◆ **PROVIDED DATA**

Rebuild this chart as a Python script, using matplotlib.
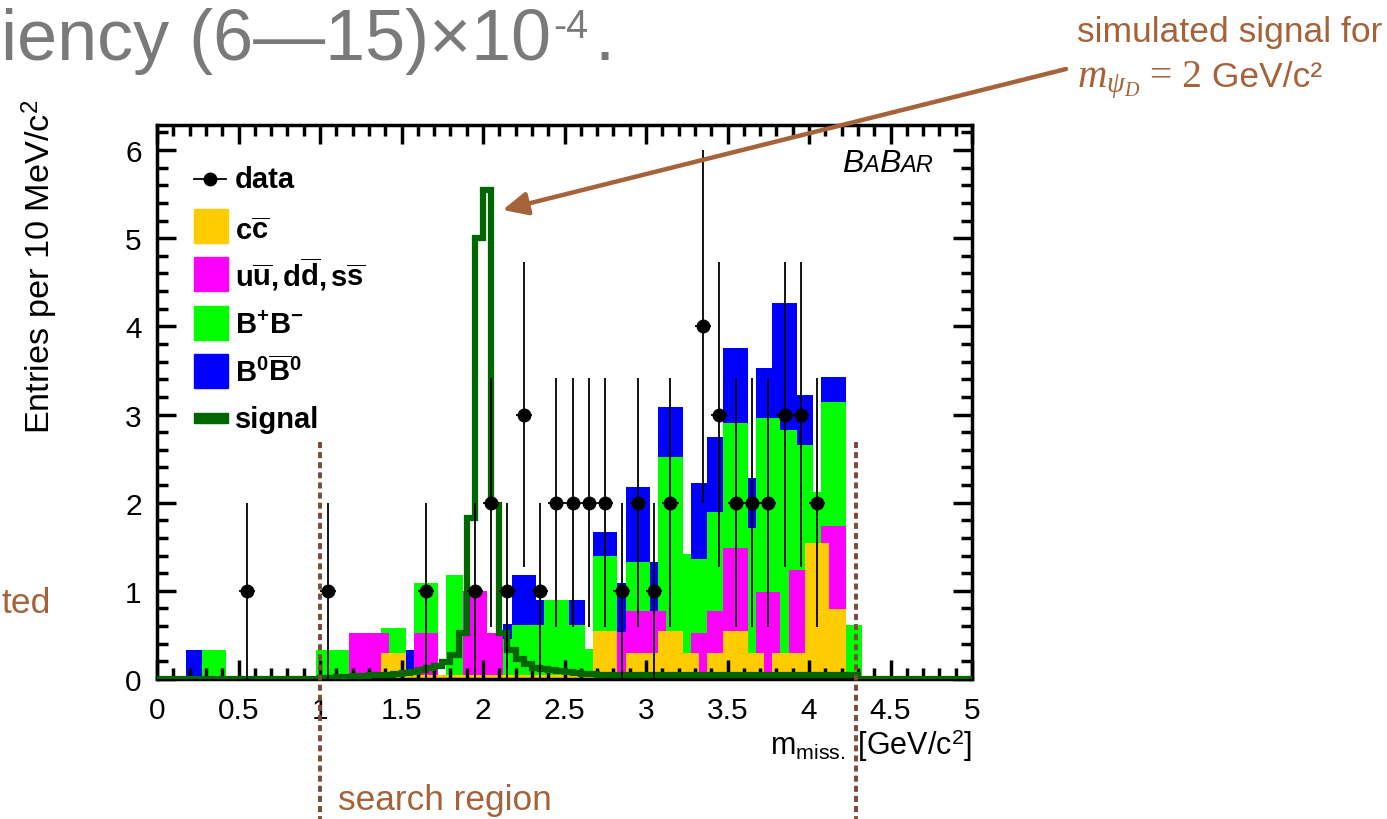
import numpy as np
import matplotlib
matplotlib.use('Agg')
import matplotlib.pyplot as plt
from matplotlib.ticker import MultipleLocator, FormatStrFormatter
from matplotlib.patches import Rectangle
from matplotlib.lines import Line2D

plt.rcParams['font.family'] = 'Liberation Sans'
plt.rcParams['mathtext.fontset'] = 'custom'
plt.rcParams['mathtext.rm'] = 'Liberation Sans'
plt.rcParams['mathtext.it'] = 'Liberation Serif:italic'
plt.rcParams['mathtext.bf'] = 'Liberation Sans:bold'

# data points (bin centres, counts)
data_x = [0.55, 1.05, 1.65, 1.95, 2.05, 2.15, 2.25, 2.35, 2.45, 2.55, 2.65, 2.75,
          2.85, 2.95, 3.05, 3.15, 3.35, 3.45, 3.55, 3.65, 3.75, 3.85, 3.95, 4.05]
data_n = [1, 1, 1, 1, 2, 1, 3, 1, 2, 2, 2, 2,
          1, 2, 1, 2, 4, 3, 2, 2, 2, 3, 3, 2]

# background MC, 0.05 wide bins centred on 0.20 ... 4.30
bkg_first = 0.20
bkg_w = 0.05
cc = [0, 0, 0, 0, 0, 0, 0, 0, 0, 0,
      0, 0, 0, 0, 0, 0, 0, 0, 0.04, 0.04,
      0.05, 0.05, 0.05, 0.05, 0.29, 0.29, 0.29, 0.05, 0.05, 0.05,
      0.05, 0.05, 0.05, 0.05, 0.05, 0.05, 0.05, 0.05, 0.05, 0.05,
      0.05, 0.05, 0.05, 0.05, 0.05, 0.05, 0.05, 0.05, 0.05, 0.05,
      0.55, 0.55, 0.55, 0.04, 0.29, 0.29, 0.29, 0.29, 0.55, 0.55,
      0.55, 0.29, 0.29, 0.04, 0.29, 0.29, 0.55, 0.55, 0.55, 0.29,
      0.29, 0.04, 0.29, 0.29, 0.29, 0.29, 1.54, 1.54, 1.54, 0.79,
      0.79, 0.04, 0.04]
uds = [0, 0, 0, 0, 0, 0, 0, 0, 0, 0,
       0, 0, 0, 0, 0, 0, 0, 0, 0, 0,
       0.475, 0.475, 0.475, 0.475, 0.235, 0, 0, 0, 0.475, 0.475,
       0.475, 0, 0, 0, 0.95, 0.95, 0.95, 0.47, 0.47, 0,
       0, 0, 0, 0, 0, 0, 0, 0, 0, 0,
       0, 0, 0, 0.49, 0.48, 0.48, 0.48, 0.48, 0.22, 0,
       0, 0, 0.23, 0.48, 0.48, 0.48, 0.94, 0.94, 0.94, 0,
       0.70, 0.95, 0.70, 0, 0.95, 0.95, 0, 0, 0.20, 0.95,
       0.95, 0, 0]
bpbm = [0, 0, 0.33, 0.33, 0.33, 0, 0, 0, 0, 0,
        0, 0, 0, 0, 0, 0, 0.33, 0.33, 0.29, 0.29,
        0, 0, 0, 0, 0.05, 0.285, 0.285, 0, 0.56, 0.56,
        0.56, 0, 1.13, 1.13, 0, 0, 0, 0, 0, 0.40,
        0.565, 0.565, 0.565, 0.565, 0.85, 0.85, 0.85, 0.565, 0.565, 0.29,
        0.84, 0.84, 0.84, 0, 0.56, 0.56, 0.56, 0, 1.75, 1.97,
        1.97, 1.13, 0.84, 0.84, 1.12, 1.12, 1.41, 1.41, 1.41, 1.42,
        1.97, 1.97, 1.97, 2.54, 1.59, 1.41, 1.11, 0.58, 1.40, 1.40,
        1.40, 0.57, 0.57]
b0b0 = [0.33, 0.33, 0, 0, 0, 0, 0, 0, 0, 0,
        0, 0, 0, 0, 0, 0, 0, 0, 0, 0,
        0, 0, 0, 0, 0, 0, 0, 0.28, 0, 0,
        0, 0, 0, 0, 0, 0, 0, 0, 0, 0.17,
        0.565, 0.565, 0.565, 0.285, 0, 0, 0, 0.285, 0.285, 0,
        0.28, 0.28, 0.28, 0.56, 0.85, 0.85, 0.85, 0.56, 0.57, 0.57,
        0.57, 0, 0.86, 0.86, 0.86, 0.86, 0.85, 0.85, 0.85, 0.57,
        0.57, 0.57, 1.30, 1.43, 1.43, 0.57, 0.57, 0, 0.29, 0.29,
        0.29, 0, 0]

# simulated signal, 0.05 wide bins from 0 to 5
sig_edges_lo = 0.0
sig_w = 0.05
signal = [0] * 20 + [
    0.01, 0.015, 0.02, 0.025, 0.03, 0.035, 0.04, 0.045, 0.05, 0.06,
    0.07, 0.08, 0.10, 0.12, 0.15, 0.19, 0.27, 0.52, 1.83, 5.0,
    5.55, 1.97, 0.52, 0.33, 0.23, 0.17, 0.13, 0.11, 0.10, 0.09,
    0.08, 0.07, 0.06, 0.06, 0.05, 0.05, 0.05, 0.05, 0.05, 0.05,
    0.05, 0.05, 0.05, 0.05, 0.05, 0.05, 0.05, 0.05, 0.05, 0.05,
    0.05, 0.05, 0.05, 0.05, 0.05, 0.05, 0.05, 0.05, 0.05, 0.05,
    0.05, 0.05, 0.05, 0.05, 0.05, 0.05] + [0] * 14

search_region = [1.0, 4.29]
arrow_tip = (2.12, 5.32)

col_cc = '#FFCC00'
col_uds = '#FF00FF'
col_bpbm = '#00FF00'
col_b0b0 = '#0000FF'
col_sig = '#006600'
brown = '#A6633A'
dark_brown = '#7B4B35'
grey = '#7A7A7A'

W, H = 1387, 820
fig = plt.figure(figsize=(W / 100, H / 100), dpi=100)
ax = fig.add_axes([157 / W, 1 - 680 / H, (972 - 157) / W, (680 - 125.5) / H])

nb = len(cc)
edges = bkg_first - bkg_w / 2 + bkg_w * np.arange(nb + 1)
c1 = np.array(cc)
c2 = c1 + np.array(uds)
c3 = c2 + np.array(bpbm)
c4 = c3 + np.array(b0b0)
for cum, col in [(c4, col_b0b0), (c3, col_bpbm), (c2, col_uds), (c1, col_cc)]:
    ax.stairs(cum, edges, fill=True, color=col, lw=0, zorder=1)

sig_edges = sig_edges_lo + sig_w * np.arange(len(signal) + 1)
ax.stairs(signal, sig_edges, baseline=None, color=col_sig, lw=4.5, zorder=3)

ax.errorbar(data_x, data_n, yerr=np.sqrt(data_n), xerr=0.05, fmt='o', color='k',
            ms=9, elinewidth=1.3, capsize=0, zorder=4)

for xs in search_region:
    ax.plot([xs, xs], [2.69, -1.6], clip_on=False, color=dark_brown, lw=2.8,
            ls=(0, (1.55, 1.05)), zorder=5)

ax.set_xlim(0, 5)
ax.set_ylim(0, 6.29)
ax.xaxis.set_major_locator(MultipleLocator(0.5))
ax.xaxis.set_minor_locator(MultipleLocator(0.1))
ax.yaxis.set_major_locator(MultipleLocator(1))
ax.yaxis.set_minor_locator(MultipleLocator(0.2))
ax.xaxis.set_major_formatter(FormatStrFormatter('%g'))
ax.yaxis.set_major_formatter(FormatStrFormatter('%g'))
ax.tick_params(which='both', direction='in', top=True, right=True, width=2.5,
               labelsize=21.5)
ax.tick_params(which='major', length=14)
ax.tick_params(which='minor', length=8)
ax.tick_params(axis='x', pad=12)
ax.tick_params(axis='y', pad=11)
for sp in ax.spines.values():
    sp.set_linewidth(2.5)

r = fig.canvas.get_renderer()


def put(x, y, s, **kw):
    return fig.text(x / W, 1 - y / H, s, **kw)


def fit(t, width=None, height=None):
    bb = t.get_window_extent(r)
    if width is not None:
        t.set_fontsize(t.get_fontsize() * width / bb.width)
    else:
        t.set_fontsize(t.get_fontsize() * height / bb.height)
    return t


def chain(x, y, parts, **common):
    for s, kw in parts:
        t = put(x, y, s, va='baseline', **common, **kw)
        x += t.get_window_extent(r).width
    return x


# axis titles
yl = put(40, 267, 'Entries per 10 MeV/c$^{2}$', rotation=90, ha='center', va='center',
         fontsize=23)
fit(yl, height=335)
put(972, 755, r'm$_{\mathrm{miss.}}$ [GeV/c$^{2}$]', ha='right', va='baseline',
    fontsize=22)

# BaBar logo
chain(842, 172, [('B', dict(fontsize=23)), ('A', dict(fontsize=17)),
                 ('B', dict(fontsize=23)), ('AR', dict(fontsize=17))],
      style='italic')

# legend
leg_labels = [r'$\mathbf{c\overline{c}}$',
              r'$\mathbf{u\overline{u},d\overline{d},s\overline{s}}$',
              r'$\mathbf{B^{+}B^{-}}$',
              r'$\mathbf{B^{0}\overline{B}^{0}}$']
leg_cols = [col_cc, col_uds, col_bpbm, col_b0b0]
fig.add_artist(Line2D([194 / W, 226 / W], [1 - 180 / H] * 2, color='k', lw=1.3,
                      transform=fig.transFigure))
fig.add_artist(Line2D([210 / W], [1 - 180 / H], color='k', marker='o', ms=9,
                      transform=fig.transFigure))
put(235, 188, 'data', fontsize=21, fontweight='bold', va='baseline')
baselines = [240, 287, 334, 382]
for i, (lab, col) in enumerate(zip(leg_labels, leg_cols)):
    top = 210 + 48.3 * i
    fig.add_artist(Rectangle((194 / W, 1 - (top + 34) / H), 34 / W, 34 / H,
                             color=col, transform=fig.transFigure))
    put(235, baselines[i], lab, fontsize=21, va='baseline')
fig.add_artist(Rectangle((194 / W, 1 - 424 / H), 34 / W, 10 / H, color=col_sig,
                         transform=fig.transFigure))
put(235, 428, 'signal', fontsize=21, fontweight='bold', va='baseline')

# slide annotations
head = put(1, 60, 'iency (6\u201415)\u00d710', fontsize=45, color=grey, va='baseline')
fit(head, width=550)
put(553, 38, '-4', fontsize=head.get_fontsize() * 0.55, color=grey, va='baseline')
put(594, 60, '.', fontsize=head.get_fontsize(), color=grey, va='baseline')

sim = put(1077, 42, 'simulated signal for', fontsize=23, color=brown, va='baseline')
fit(sim, width=306)
fs = sim.get_fontsize()
xx = chain(1077, 87, [(r'$m_{\psi_D}$', dict(fontsize=fs * 1.15))], color=brown)
xx = chain(xx, 87, [(' = 2', dict(fontsize=fs * 1.12, family='Liberation Serif'))],
           color=brown)
chain(xx, 87, [(' GeV/c\u00b2', dict(fontsize=fs))], color=brown)

put(1, 613, 'ted', fontsize=fs, color=brown, va='baseline')
sr = put(338, 810, 'search region', fontsize=fs, color=brown, va='baseline')
fit(sr, width=214)

ax.annotate('', xy=arrow_tip, xycoords='data',
            xytext=(1066 / W, 1 - 70 / H), textcoords='figure fraction',
            arrowprops=dict(arrowstyle='-|>,head_length=0.75,head_width=0.35',
                            color=brown, lw=3.2, mutation_scale=20, shrinkA=0, shrinkB=0),
            annotation_clip=False, zorder=6)

fig.savefig('out.png', dpi=100)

◆ **TASK OBJECTIVE**
Go from the first line of the data above to the line containing "1, 2, 1, 2, 4, 3, 2, 2, 2, 3, 3, 2]" and retype exactly those lines, both included, but none of the pictures.

◆ **EXERCISE RESPONSE**
Rebuild this chart as a Python script, using matplotlib.
import numpy as np
import matplotlib
matplotlib.use('Agg')
import matplotlib.pyplot as plt
from matplotlib.ticker import MultipleLocator, FormatStrFormatter
from matplotlib.patches import Rectangle
from matplotlib.lines import Line2D

plt.rcParams['font.family'] = 'Liberation Sans'
plt.rcParams['mathtext.fontset'] = 'custom'
plt.rcParams['mathtext.rm'] = 'Liberation Sans'
plt.rcParams['mathtext.it'] = 'Liberation Serif:italic'
plt.rcParams['mathtext.bf'] = 'Liberation Sans:bold'

# data points (bin centres, counts)
data_x = [0.55, 1.05, 1.65, 1.95, 2.05, 2.15, 2.25, 2.35, 2.45, 2.55, 2.65, 2.75,
          2.85, 2.95, 3.05, 3.15, 3.35, 3.45, 3.55, 3.65, 3.75, 3.85, 3.95, 4.05]
data_n = [1, 1, 1, 1, 2, 1, 3, 1, 2, 2, 2, 2,
          1, 2, 1, 2, 4, 3, 2, 2, 2, 3, 3, 2]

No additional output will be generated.